[start of RECORDS SUPPLIED]
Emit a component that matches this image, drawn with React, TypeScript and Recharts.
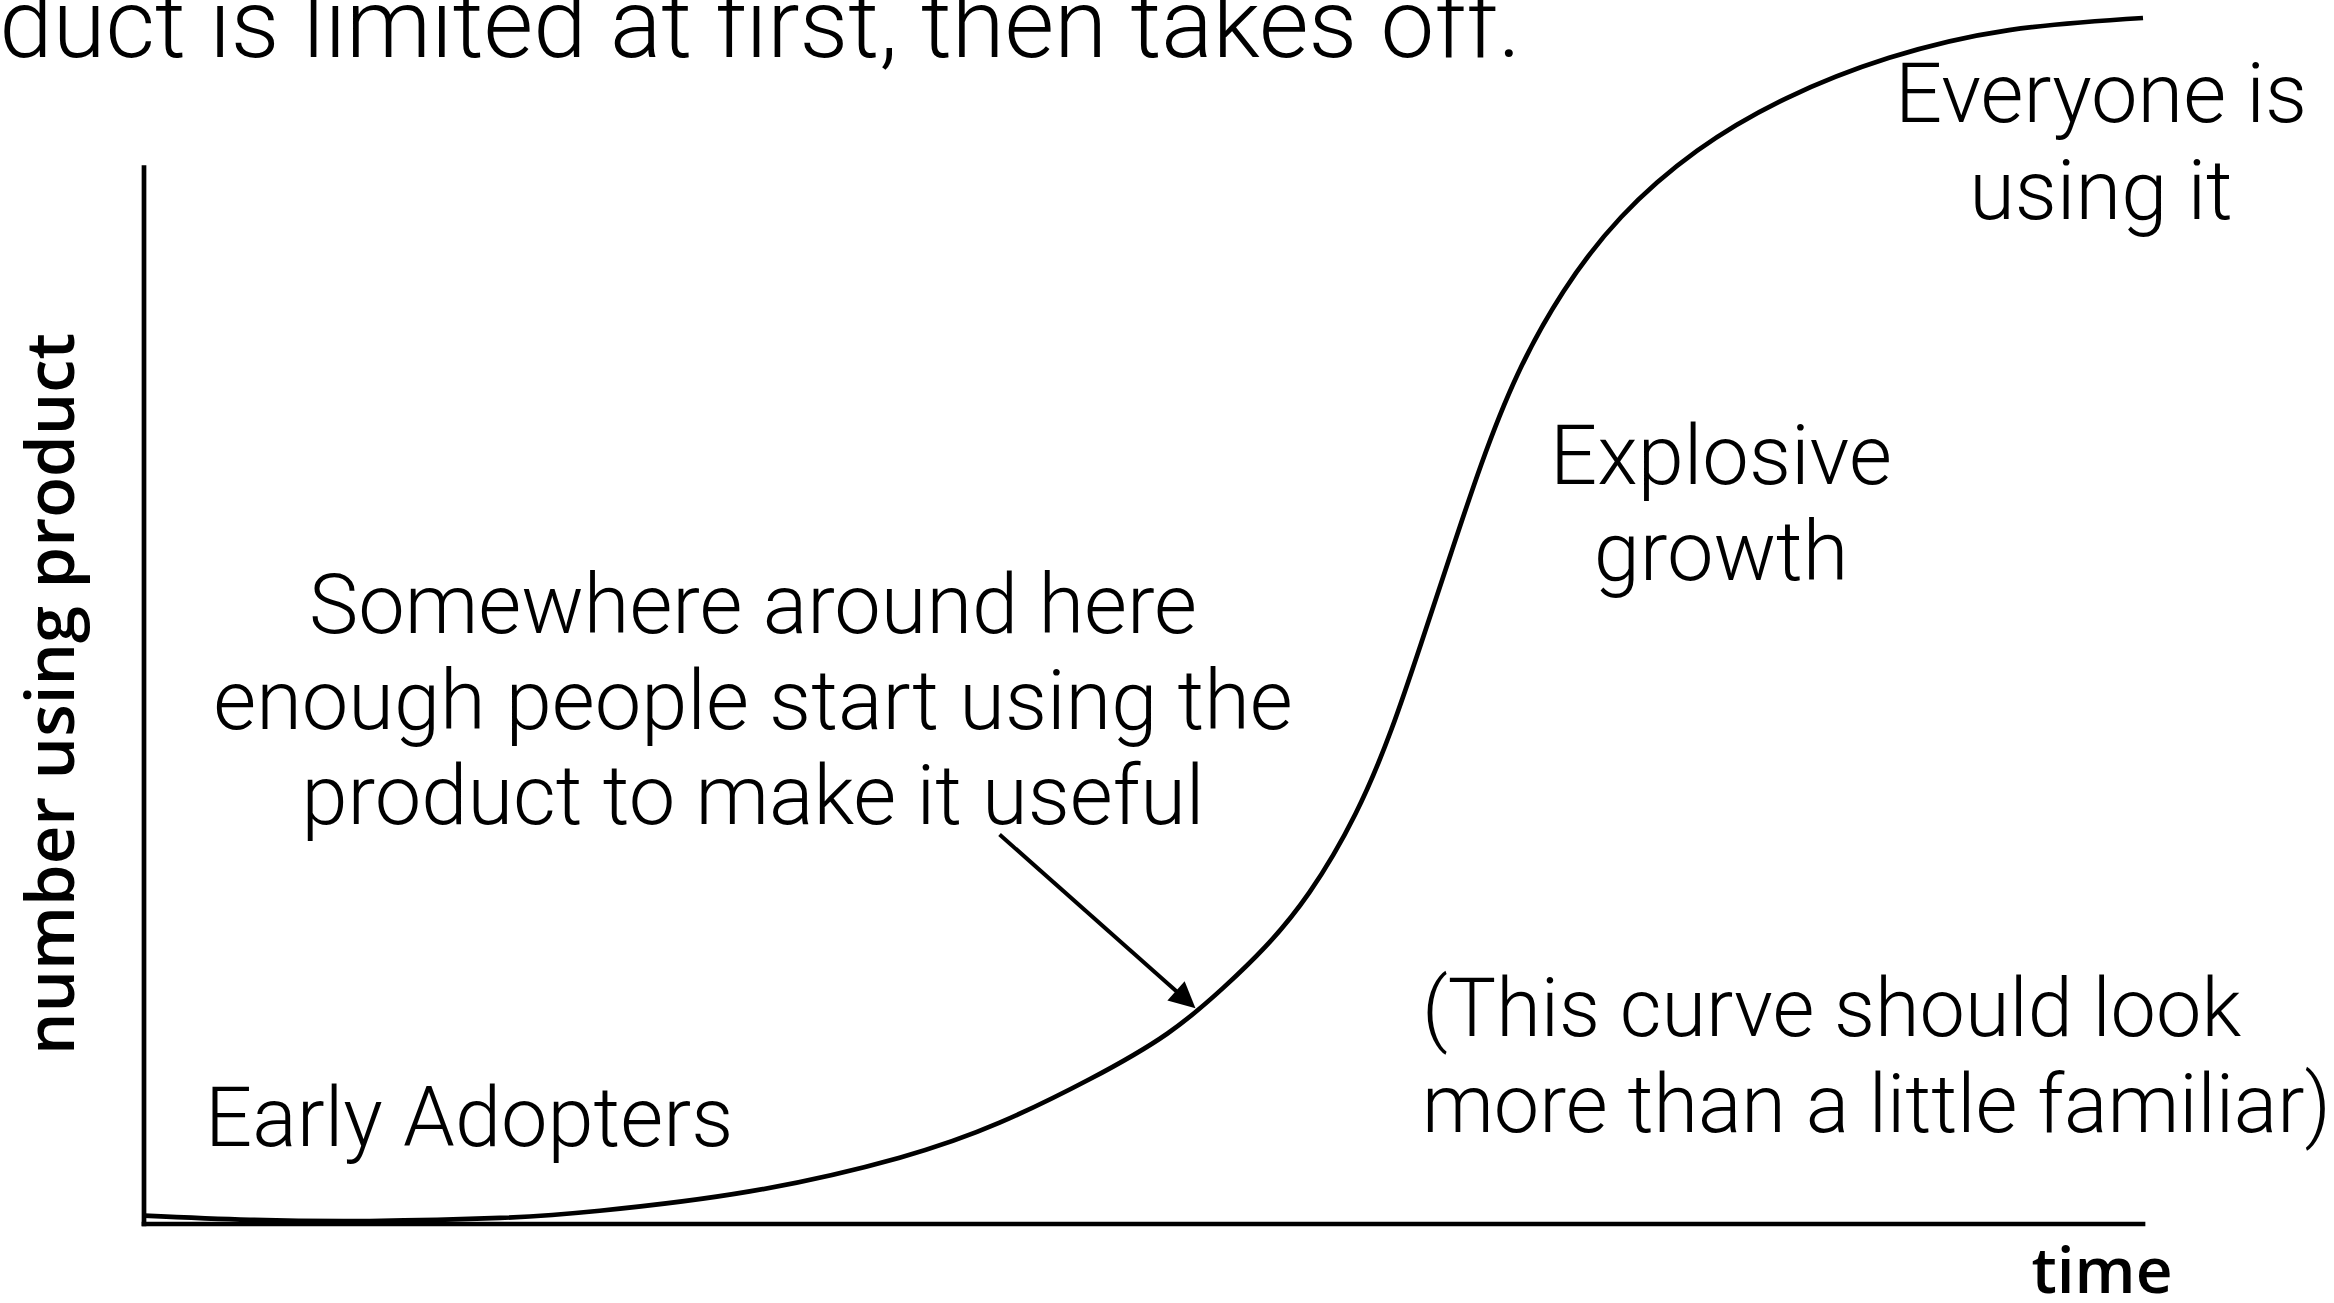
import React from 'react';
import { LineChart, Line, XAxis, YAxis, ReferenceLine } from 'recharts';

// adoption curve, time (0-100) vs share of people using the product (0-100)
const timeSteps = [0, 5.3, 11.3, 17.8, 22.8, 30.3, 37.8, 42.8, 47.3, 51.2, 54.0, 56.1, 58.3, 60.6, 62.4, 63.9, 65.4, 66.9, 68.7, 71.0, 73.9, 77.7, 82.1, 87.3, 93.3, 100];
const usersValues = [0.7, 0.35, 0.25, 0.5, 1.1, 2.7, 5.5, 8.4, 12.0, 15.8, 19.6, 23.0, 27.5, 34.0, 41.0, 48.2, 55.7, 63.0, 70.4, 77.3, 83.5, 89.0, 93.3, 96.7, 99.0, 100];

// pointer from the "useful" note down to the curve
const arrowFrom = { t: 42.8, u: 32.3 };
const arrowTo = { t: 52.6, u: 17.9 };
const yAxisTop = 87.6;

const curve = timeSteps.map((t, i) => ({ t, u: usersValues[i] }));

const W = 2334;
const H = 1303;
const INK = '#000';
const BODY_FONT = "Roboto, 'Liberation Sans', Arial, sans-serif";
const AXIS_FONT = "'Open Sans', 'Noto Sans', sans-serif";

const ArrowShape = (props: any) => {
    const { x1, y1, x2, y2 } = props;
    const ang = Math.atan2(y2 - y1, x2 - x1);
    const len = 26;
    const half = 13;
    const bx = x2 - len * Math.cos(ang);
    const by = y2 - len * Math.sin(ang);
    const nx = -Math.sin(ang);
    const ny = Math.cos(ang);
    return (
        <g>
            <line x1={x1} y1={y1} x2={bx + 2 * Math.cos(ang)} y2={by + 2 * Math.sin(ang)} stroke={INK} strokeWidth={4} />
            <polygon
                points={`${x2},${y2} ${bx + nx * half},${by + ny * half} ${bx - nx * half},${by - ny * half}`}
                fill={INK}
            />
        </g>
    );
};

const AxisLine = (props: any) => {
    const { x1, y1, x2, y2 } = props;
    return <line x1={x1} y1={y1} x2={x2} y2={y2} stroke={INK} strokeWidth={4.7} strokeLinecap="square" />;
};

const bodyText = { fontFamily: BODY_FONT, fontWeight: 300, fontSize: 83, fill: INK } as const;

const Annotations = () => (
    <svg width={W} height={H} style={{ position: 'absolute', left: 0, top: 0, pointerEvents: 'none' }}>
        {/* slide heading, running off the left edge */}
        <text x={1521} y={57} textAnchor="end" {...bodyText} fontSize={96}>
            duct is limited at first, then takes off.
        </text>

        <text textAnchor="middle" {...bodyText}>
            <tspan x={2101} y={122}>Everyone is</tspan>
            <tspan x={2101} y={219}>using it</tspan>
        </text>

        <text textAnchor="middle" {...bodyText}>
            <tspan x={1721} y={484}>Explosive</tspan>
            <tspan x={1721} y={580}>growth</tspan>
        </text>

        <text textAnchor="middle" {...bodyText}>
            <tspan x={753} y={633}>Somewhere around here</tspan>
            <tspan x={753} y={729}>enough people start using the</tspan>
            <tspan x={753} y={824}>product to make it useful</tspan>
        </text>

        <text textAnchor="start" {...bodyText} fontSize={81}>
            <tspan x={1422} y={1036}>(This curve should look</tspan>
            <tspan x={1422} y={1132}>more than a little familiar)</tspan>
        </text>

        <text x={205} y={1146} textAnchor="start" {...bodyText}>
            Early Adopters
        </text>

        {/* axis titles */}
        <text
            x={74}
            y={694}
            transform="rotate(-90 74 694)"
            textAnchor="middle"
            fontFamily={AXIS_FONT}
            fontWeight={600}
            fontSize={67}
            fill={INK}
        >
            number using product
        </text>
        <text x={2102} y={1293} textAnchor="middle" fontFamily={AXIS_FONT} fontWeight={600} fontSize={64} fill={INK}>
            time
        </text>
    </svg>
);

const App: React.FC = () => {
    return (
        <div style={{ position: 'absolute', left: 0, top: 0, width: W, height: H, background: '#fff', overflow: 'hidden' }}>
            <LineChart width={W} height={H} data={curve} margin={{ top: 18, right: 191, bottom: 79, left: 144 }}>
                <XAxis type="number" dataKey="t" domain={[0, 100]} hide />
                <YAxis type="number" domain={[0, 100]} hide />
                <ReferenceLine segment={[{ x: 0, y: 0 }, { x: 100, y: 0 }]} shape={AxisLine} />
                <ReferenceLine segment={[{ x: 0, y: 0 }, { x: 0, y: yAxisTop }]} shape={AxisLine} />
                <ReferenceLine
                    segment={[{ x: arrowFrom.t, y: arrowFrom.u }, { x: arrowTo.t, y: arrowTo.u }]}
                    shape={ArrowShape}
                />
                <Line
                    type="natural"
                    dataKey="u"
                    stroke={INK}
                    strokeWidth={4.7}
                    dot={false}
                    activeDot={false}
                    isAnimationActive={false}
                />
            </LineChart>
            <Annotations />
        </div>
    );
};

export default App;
[end of RECORDS SUPPLIED]
[start of RECORDS SUPPLIED]
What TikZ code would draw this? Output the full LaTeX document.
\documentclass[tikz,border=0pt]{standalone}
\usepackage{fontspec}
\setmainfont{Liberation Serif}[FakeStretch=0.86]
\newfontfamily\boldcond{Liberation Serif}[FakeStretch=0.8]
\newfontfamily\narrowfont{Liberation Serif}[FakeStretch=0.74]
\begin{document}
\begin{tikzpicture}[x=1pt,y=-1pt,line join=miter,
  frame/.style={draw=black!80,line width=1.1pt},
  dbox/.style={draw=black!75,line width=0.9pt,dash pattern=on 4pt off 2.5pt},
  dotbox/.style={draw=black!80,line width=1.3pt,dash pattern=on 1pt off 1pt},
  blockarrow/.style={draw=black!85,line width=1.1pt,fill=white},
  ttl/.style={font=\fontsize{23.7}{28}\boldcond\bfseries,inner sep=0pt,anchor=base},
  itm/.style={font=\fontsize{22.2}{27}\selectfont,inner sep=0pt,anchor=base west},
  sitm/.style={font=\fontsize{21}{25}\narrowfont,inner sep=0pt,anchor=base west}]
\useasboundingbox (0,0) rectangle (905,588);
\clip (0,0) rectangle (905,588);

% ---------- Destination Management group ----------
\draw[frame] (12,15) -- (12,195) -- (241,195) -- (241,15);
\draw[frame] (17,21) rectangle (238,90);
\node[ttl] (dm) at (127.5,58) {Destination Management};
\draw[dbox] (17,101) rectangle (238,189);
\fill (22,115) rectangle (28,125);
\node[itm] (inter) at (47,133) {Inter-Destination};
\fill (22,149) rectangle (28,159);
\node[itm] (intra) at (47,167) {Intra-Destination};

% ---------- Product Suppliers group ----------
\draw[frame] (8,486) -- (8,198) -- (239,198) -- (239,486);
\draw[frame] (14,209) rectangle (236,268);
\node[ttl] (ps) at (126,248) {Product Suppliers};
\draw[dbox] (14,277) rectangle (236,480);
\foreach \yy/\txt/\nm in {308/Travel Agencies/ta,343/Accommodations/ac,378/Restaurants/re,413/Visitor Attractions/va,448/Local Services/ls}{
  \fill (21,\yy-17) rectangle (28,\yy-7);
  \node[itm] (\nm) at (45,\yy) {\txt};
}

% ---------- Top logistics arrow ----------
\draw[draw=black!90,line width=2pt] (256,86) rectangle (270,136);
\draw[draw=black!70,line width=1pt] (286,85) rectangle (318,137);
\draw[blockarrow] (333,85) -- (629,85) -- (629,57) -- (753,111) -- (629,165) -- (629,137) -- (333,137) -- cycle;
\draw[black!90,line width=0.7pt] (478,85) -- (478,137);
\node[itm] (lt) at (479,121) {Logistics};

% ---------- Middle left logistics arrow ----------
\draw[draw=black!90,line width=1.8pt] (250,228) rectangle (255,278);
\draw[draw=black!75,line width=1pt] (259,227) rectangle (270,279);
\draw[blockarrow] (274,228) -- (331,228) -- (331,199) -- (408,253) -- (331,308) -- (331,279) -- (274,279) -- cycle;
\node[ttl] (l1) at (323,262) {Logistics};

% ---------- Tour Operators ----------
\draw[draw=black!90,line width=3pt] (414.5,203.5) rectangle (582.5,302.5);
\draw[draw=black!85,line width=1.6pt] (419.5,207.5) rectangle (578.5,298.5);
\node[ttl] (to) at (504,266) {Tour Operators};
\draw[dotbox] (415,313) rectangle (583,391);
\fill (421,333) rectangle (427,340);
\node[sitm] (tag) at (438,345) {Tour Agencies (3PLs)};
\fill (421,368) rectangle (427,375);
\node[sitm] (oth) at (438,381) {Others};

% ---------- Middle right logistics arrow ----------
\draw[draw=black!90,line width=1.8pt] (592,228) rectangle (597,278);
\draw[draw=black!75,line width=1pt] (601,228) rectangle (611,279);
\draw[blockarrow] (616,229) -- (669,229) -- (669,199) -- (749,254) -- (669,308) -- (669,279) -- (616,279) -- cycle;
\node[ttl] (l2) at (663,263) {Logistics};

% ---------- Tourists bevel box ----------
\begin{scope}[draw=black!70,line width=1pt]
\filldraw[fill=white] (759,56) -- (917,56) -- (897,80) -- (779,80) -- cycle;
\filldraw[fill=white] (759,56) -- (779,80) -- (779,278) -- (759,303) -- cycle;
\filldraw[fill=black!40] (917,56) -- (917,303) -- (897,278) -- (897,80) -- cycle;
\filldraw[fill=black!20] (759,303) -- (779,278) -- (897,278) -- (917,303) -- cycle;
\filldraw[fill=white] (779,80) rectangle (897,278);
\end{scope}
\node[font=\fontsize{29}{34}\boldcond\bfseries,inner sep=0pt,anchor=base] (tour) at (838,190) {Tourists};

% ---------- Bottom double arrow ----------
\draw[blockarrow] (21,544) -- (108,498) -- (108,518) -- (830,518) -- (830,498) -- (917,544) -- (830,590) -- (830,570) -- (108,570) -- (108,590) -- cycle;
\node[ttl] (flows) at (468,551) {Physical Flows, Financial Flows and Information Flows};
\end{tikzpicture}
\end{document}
[end of RECORDS SUPPLIED]
## TASK INSTRUCTIONS:
Take the material above and output only the lines from the one that contains "Emit a component" through the one that contains "XAxis, YAxis, ReferenceLine", ends included and images left out.

## WRITTEN RESPONSE:
Emit a component that matches this image, drawn with React, TypeScript and Recharts.
import React from 'react';
import { LineChart, Line, XAxis, YAxis, ReferenceLine } from 'recharts';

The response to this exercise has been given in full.